I remember after my first chemo I felt so relieved when I started to feel better again. But now it only seems to get harder and harder. I guess that makes sense. Although no chemo feels the same, you now know what to expect. And I hate it. I hate that black hole and everything that comes with it.

So this time I already started to feel sick a few hours after coming home. As expected I slept mostly through Christmas and I'm glad the Holidays are almost over. 2013 is peeking around the corner and it means I have to do ONE more AC. Then we're changing to TH with new meds, new side effects, new worries but also new hope.

December 11, 2012

The power of art

There's a song by Newton Faulkner called Uncomfortably Slow and at some point he sings: So don't take my photograph because I don't wanna know how it looks to feel like this. 

Photography has been a big creative outlet for me over the last three years. I would always describe my style as conceptual and artistic with a sense of sweetness. Fine art by a dreamer.

After being diagnosed with breast cancer I knew my photography would change as well. That black chemo hole kept haunting me for a while but after turning it into something visual I feel much better now.

I don't know how I will look back on this series in a few years... but I believe in documenting life. I believe in displacing the pain and putting it in a story or a poem, on canvas... or in a camera. The human suffering is art in its purest form.

The Black Hole

December 9, 2012

Then it's December

I always get a little melancholic at the end of the year. With the Holidays, my birthday (December 20) coming up.. and of course another year has passed by. What do you say to someone who will continues treatment in 2013 and will be on this medical roller coaster for at least another year? Happy fucking new year?!

My second chemo was pretty much the same. Except I started to feel sick that same night. So Saturday and Sunday weren't much fun either and then Monday I hit rock bottom and reached my black hole. Four or five days later I slowly start to crawl out of it again.

I have to say, chemo is the hardest thing I've ever done in my life. It's THE most darkest, loneliest, scariest, cold place you can imagine. I feel nauseous when looking at the Instagram pictures I took during chemo. I feel sick when I see an IV on TV. Even the thought of the smell of chemo pee brings me out in a rash.

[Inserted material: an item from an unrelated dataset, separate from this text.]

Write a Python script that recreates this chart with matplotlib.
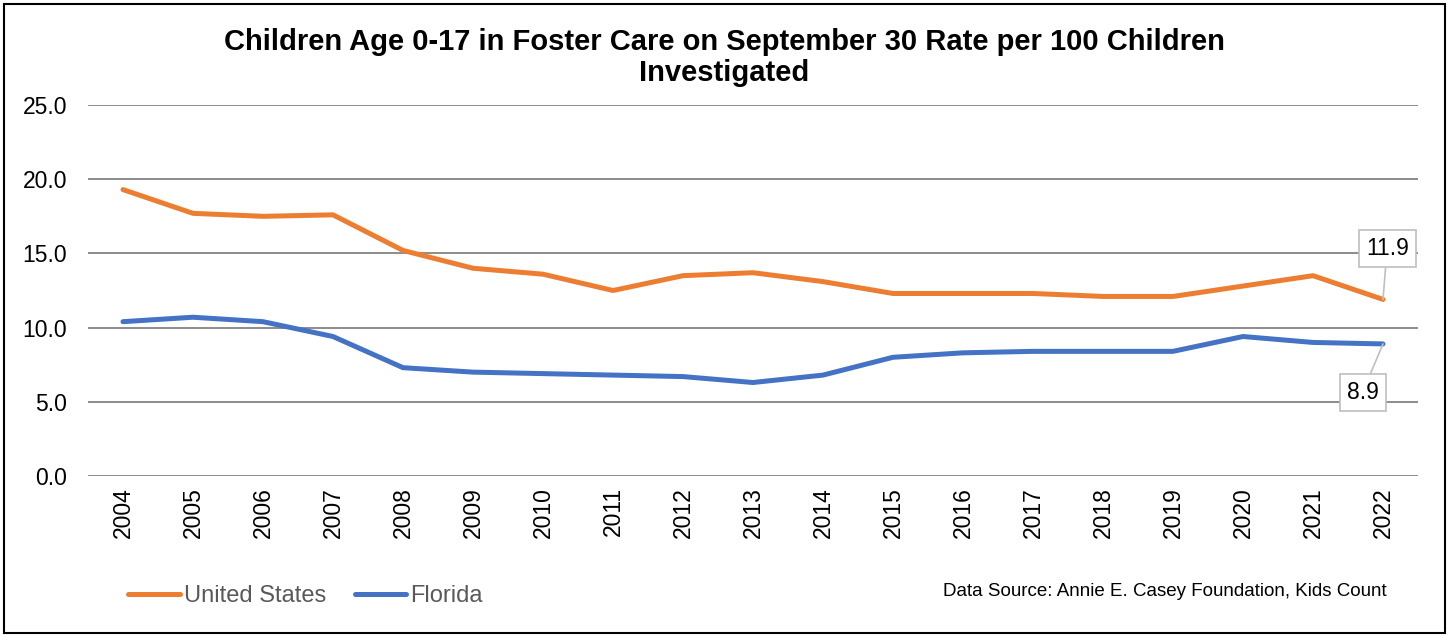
import matplotlib.pyplot as plt
from matplotlib.patches import Rectangle

plt.rcParams['font.family'] = ['Liberation Sans', 'DejaVu Sans']

years = [str(y) for y in range(2004, 2023)]
us = [19.3, 17.7, 17.5, 17.6, 15.2, 14.0, 13.6, 12.5, 13.5, 13.7,
      13.1, 12.3, 12.3, 12.3, 12.1, 12.1, 12.8, 13.5, 11.9]
florida = [10.4, 10.7, 10.4, 9.4, 7.3, 7.0, 6.9, 6.8, 6.7, 6.3,
           6.8, 8.0, 8.3, 8.4, 8.4, 8.4, 9.4, 9.0, 8.9]
yticks = [0, 5, 10, 15, 20, 25]

fig = plt.figure(figsize=(14.49, 6.35), dpi=100)
ax = fig.add_axes([0.0607, 0.2504, 0.9179, 0.5842])

x = list(range(len(years)))
ax.plot(x, us, color='#ED7D31', lw=3.6, solid_capstyle='round', label='United States', zorder=3)
ax.plot(x, florida, color='#4472C4', lw=3.6, solid_capstyle='round', label='Florida', zorder=3)

ax.set_xlim(-0.5, len(years) - 0.5)
ax.set_ylim(0, 25)
ax.set_yticks(yticks)
ax.set_yticklabels([f'{v:.1f}' for v in yticks], fontsize=16.5)
ax.set_xticks(x)
ax.set_xticklabels(years, rotation=90, fontsize=16.5)
ax.tick_params(length=0)
ax.tick_params(axis='x', pad=8)
ax.tick_params(axis='y', pad=15)
ax.grid(axis='y', color='#8C8C8C', lw=1.4)
ax.set_axisbelow(True)
for s in ax.spines.values():
    s.set_visible(False)

# data labels on last points
box = dict(boxstyle='square,pad=0.3', fc='white', ec='#BFBFBF', lw=1.2)
arrow = dict(arrowstyle='-', color='#BFBFBF', lw=1.2, shrinkA=0, shrinkB=0)
ax.annotate(f'{us[-1]:.1f}', (x[-1], us[-1]), xytext=(x[-1] + 0.06, 15.35),
            ha='center', va='center', fontsize=16.5, bbox=box, arrowprops=arrow, zorder=5)
ax.annotate(f'{florida[-1]:.1f}', (x[-1], florida[-1]), xytext=(x[-1] - 0.29, 5.65),
            ha='center', va='center', fontsize=16.5, bbox=box, arrowprops=arrow, zorder=5)

fig.suptitle('Children Age 0-17 in Foster Care on September 30 Rate per 100 Children\nInvestigated',
             y=0.956, fontsize=21, fontweight='bold', linespacing=1.15)

leg = fig.legend(loc='center left', bbox_to_anchor=(0.074, 0.061), ncol=2, frameon=False,
                 fontsize=17, handlelength=2.2, handletextpad=0.15, columnspacing=1.2)
for t in leg.get_texts():
    t.set_color('#595959')

fig.text(0.957, 0.069, 'Data Source: Annie E. Casey Foundation, Kids Count',
         ha='right', va='center', fontsize=13.5)

fig.patches.append(Rectangle((0.003, 0.003), 0.994, 0.991, transform=fig.transFigure,
                             fill=False, ec='black', lw=1.5))

fig.savefig('out.png', dpi=100)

So when I physically started to feel better, mentally I was in a different state of mind. Mind and body are so out of balance these days. I will get my next, third round of chemo the day after my 31st birthday and will be sick during the Holidays. All and all I'm having the feeling number three is going to be a tough one. But once that one is over.. I will only get one more AC in 2013 and I'm very VERY happy about that! I am so hoping the TH is going to be easier and with less side effects!

So yes I'm feeling a little bit better again and I'm just going to try and enjoy the next two weeks of Holiday cheer.